A ciò si aggiunge una costante qualità autoriale: Eastwood ha firmato film memorabili dagli anni ’70 in poi, vincendo quattro Oscar e ottenendo undici nomination. Le sue opere sono entrate nell’immaginario collettivo — da Gli spietati a Million Dollar Baby, da Mystic River a Gran Torino — e anche quando ha diviso la critica, non ha mai perso il controllo del proprio linguaggio.

Alcuni attori, come Judi Dench o Leonardo DiCaprio, hanno espresso perplessità per il suo stile asciutto (pochi ciak, niente ripetizioni, nessuna prova lunga). Ma in fondo, è proprio questo il segreto del suo metodo: la fiducia radicale — in sé, nella scena, nel tempo del cinema. E oggi più che mai, in un’industria dominata da logiche iperproduttive e registi che accumulano ore di girato, Clint Eastwood resta un artigiano essenziale, rigoroso, libero.

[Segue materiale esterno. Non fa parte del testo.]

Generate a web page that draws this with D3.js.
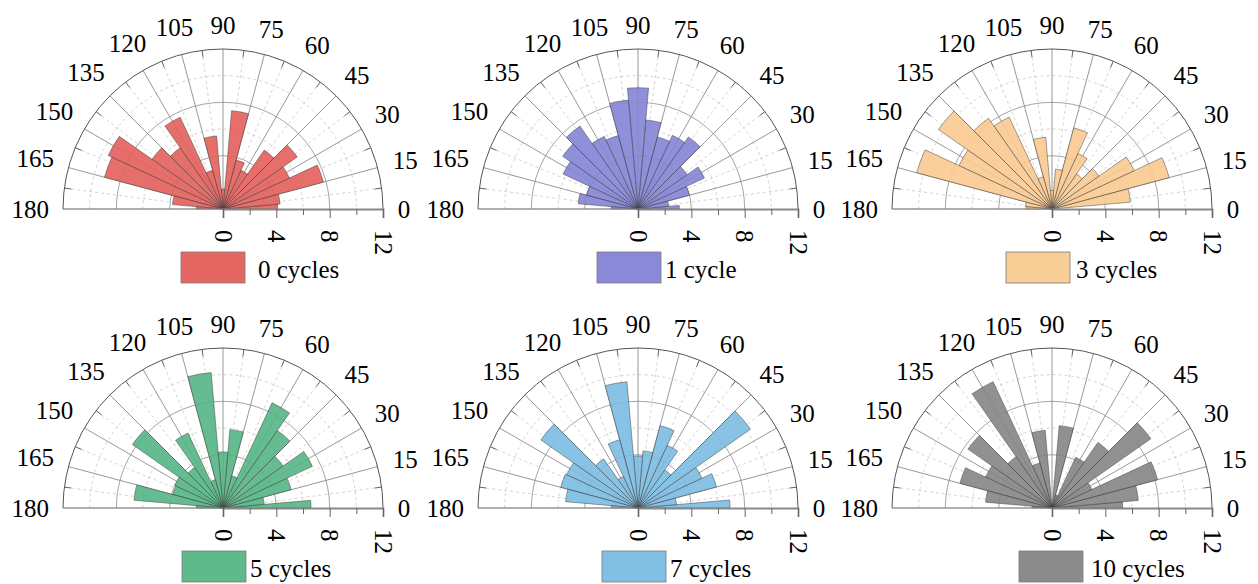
<!DOCTYPE html>
<html><head><meta charset="utf-8">
<script src="https://cdn.jsdelivr.net/npm/d3@7"></script>
<style>
body{margin:0;background:#fff;}
svg text{font-family:"Liberation Serif","DejaVu Serif","Noto Serif",Times,serif !important;fill:#000;}
</style>
</head><body>
<svg id="c" width="1258" height="584"></svg>
<script>
// ---------- data ----------
const binCenters = [0,10,20,30,40,50,60,70,80,90,100,110,120,130,140,150,160,170,180];
const angleTicks = [0,15,30,45,60,75,90,105,120,135,150,165,180];
const radialTicks = [0,4,8,12];
const radialMinorTicks = [2,6,10];
const seriesNames = ["0 cycles","1 cycle","3 cycles","5 cycles","7 cycles","10 cycles"];
const cycles0  = [4.1,4.3,7.8,5.5,6.8,5.4,3.2,3.8,7.4,1.5,5.5,3.0,7.6,5.6,6.5,9.5,9.2,3.8,2.0];
const cycles1  = [3.1,2.3,4.0,5.5,4.5,6.6,6.1,5.6,6.7,9.1,8.2,5.7,6.0,7.6,6.9,6.2,4.0,4.5,2.0];
const cycles3  = [0.3,5.9,9.1,6.8,4.3,3.2,4.6,6.3,3.0,1.4,5.4,2.5,7.6,8.3,10.4,7.7,10.5,2.0,1.9];
const cycles5  = [6.6,3.1,5.3,7.4,5.5,7.1,8.7,2.5,5.9,4.2,10.2,2.2,6.2,3.7,8.3,4.0,3.9,6.7,2.0];
const cycles7  = [6.9,2.9,6.1,5.3,10.3,3.5,5.2,6.4,4.3,3.9,9.5,5.3,2.6,4.5,8.9,5.9,6.0,5.45,2.0];
const cycles10 = [5.3,6.5,8.2,3.3,9.05,6.0,4.2,1.0,6.2,0.3,5.85,3.5,10.45,4.7,7.7,5.5,7.15,5.0,1.5];
const seriesValues = [cycles0,cycles1,cycles3,cycles5,cycles7,cycles10];
const seriesColors = ["#E45F5B","#8383D6","#F9CA90","#55B585","#7BBDE2","#858585"];

// ---------- layout ----------
const W = 1258, H = 584;
const colX = [223, 638, 1052], rowY = [209, 508];
const R = 160, binHalf = 5, fontSize = 25;
const FONT = '"Liberation Serif","DejaVu Serif","Noto Serif",Times,serif';
const legendRectDx = [-42,-41,-46,-41,-36,-33];
const legendTextDx = [35,27,24,27,32,39];

const svg = d3.select("#c");
svg.append("rect").attr("width",W).attr("height",H).attr("fill","#fff");

const rScale = d3.scaleLinear().domain([0,12]).range([0,R]);
const mathAng = d3.scaleLinear().domain([0,180]).range([0,Math.PI]);       // ccw from +x
const d3Ang = d3.scaleLinear().domain([0,180]).range([Math.PI/2,-Math.PI/2]); // d3.arc convention
const barArc = d3.arc().innerRadius(0);

function halfCircle(r){
  const p = d3.path();
  p.moveTo(-r,0);
  p.arc(0,0,r,Math.PI,2*Math.PI);
  return p.toString();
}
function pt(deg, r){ const a = mathAng(deg); return [r*Math.cos(a), -r*Math.sin(a)]; }

seriesValues.forEach((vals, i) => {
  const cx = colX[i%3], cy = rowY[Math.floor(i/3)];
  const g = svg.append("g").attr("transform",`translate(${cx},${cy})`);

  g.selectAll("path.dc").data(radialMinorTicks).join("path")
    .attr("d", d=>halfCircle(rScale(d))).attr("fill","none")
    .attr("stroke","#c8c8c8").attr("stroke-width",0.8).attr("stroke-dasharray","3,3");
  const minorAngles = d3.range(7.5,180,15);
  g.selectAll("line.dr").data(minorAngles).join("line")
    .attr("x1",0).attr("y1",0)
    .attr("x2",d=>pt(d,R)[0]).attr("y2",d=>pt(d,R)[1])
    .attr("stroke","#c8c8c8").attr("stroke-width",0.8).attr("stroke-dasharray","3,3");
  g.selectAll("path.sc").data([4,8]).join("path")
    .attr("d", d=>halfCircle(rScale(d))).attr("fill","none")
    .attr("stroke","#9a9a9a").attr("stroke-width",0.9);
  g.selectAll("line.sr").data(angleTicks.filter(d=>d>0)).join("line")
    .attr("x1",0).attr("y1",0)
    .attr("x2",d=>pt(d,R)[0]).attr("y2",d=>pt(d,R)[1])
    .attr("stroke","#8c8c8c").attr("stroke-width",0.9);

  g.selectAll("path.bar").data(binCenters.map((c,k)=>({c, v:vals[k]}))).join("path")
    .attr("d", d=>barArc({outerRadius:rScale(d.v),
       startAngle:d3Ang(Math.max(0,d.c-binHalf)), endAngle:d3Ang(Math.min(180,d.c+binHalf))}))
    .attr("fill", seriesColors[i]).attr("fill-opacity",0.9)
    .attr("stroke","#3c3c3c").attr("stroke-width",0.6).attr("stroke-opacity",0.8);

  g.append("path").attr("d",halfCircle(R)).attr("fill","none")
    .attr("stroke","#555").attr("stroke-width",1);
  g.selectAll("line.mt").data(minorAngles).join("line")
    .attr("x1",d=>pt(d,R)[0]).attr("y1",d=>pt(d,R)[1])
    .attr("x2",d=>pt(d,R-7)[0]).attr("y2",d=>pt(d,R-7)[1])
    .attr("stroke","#555").attr("stroke-width",0.9);

  g.append("line").attr("x1",-R).attr("y1",0).attr("x2",0).attr("y2",0)
    .attr("stroke","#8c8c8c").attr("stroke-width",0.9);

  const ax = g.append("g").call(d3.axisBottom(rScale).tickValues(radialTicks).tickSize(9).tickFormat(d3.format("d")));
  ax.attr("font-family", FONT).attr("font-size", fontSize);
  ax.select(".domain").attr("stroke","#888").attr("stroke-width",1.8);
  ax.selectAll(".tick line").attr("stroke","#666").attr("stroke-width",1);
  ax.selectAll(".tick text")
    .attr("transform","rotate(90)")
    .attr("x",21).attr("y",0).attr("dy","0.35em")
    .attr("text-anchor","start")
    .attr("font-family", FONT)
    .attr("font-size",fontSize).attr("fill","#000");
  const axm = g.append("g").call(d3.axisBottom(rScale).tickValues(radialMinorTicks).tickSize(6).tickFormat(""));
  axm.select(".domain").remove();
  axm.selectAll(".tick line").attr("stroke","#666").attr("stroke-width",1);

  const gap = 15, digitH = fontSize*0.68;
  g.selectAll("text.al").data(angleTicks).join("text")
    .attr("class","al").attr("font-family",FONT).attr("font-size",fontSize)
    .attr("text-anchor","middle").attr("dy","0.34em")
    .text(d=>d)
    .each(function(d){
      const w = this.getComputedTextLength()*0.95;
      const a = mathAng(d);
      const s = Math.abs(Math.cos(a))*w/2 + Math.abs(Math.sin(a))*digitH/2;
      const p = pt(d, R+gap+s);
      d3.select(this).attr("x",p[0]).attr("y",p[1]);
    });

  const lg = g.append("g");
  lg.append("rect").attr("x",legendRectDx[i]).attr("y",43).attr("width",64).attr("height",31)
    .attr("fill",seriesColors[i]).attr("fill-opacity",0.95).attr("stroke","#7a7a7a").attr("stroke-width",0.8);
  lg.append("text").attr("x",legendTextDx[i]).attr("y",69)
    .attr("font-family",FONT).attr("font-size",fontSize)
    .text(seriesNames[i]);
});
</script>
</body></html>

Con Giurato n. 2, che si preannuncia come un legal thriller nel solco dei suoi drammi più umani e morali, Eastwood potrebbe aver firmato un nuovo capitolo di grande cinema. E se anche fosse l’ultimo, avrebbe chiuso il cerchio con la stessa semplicità con cui ha sempre vissuto i set: senza rumore, ma con la precisione di un colpo a segno.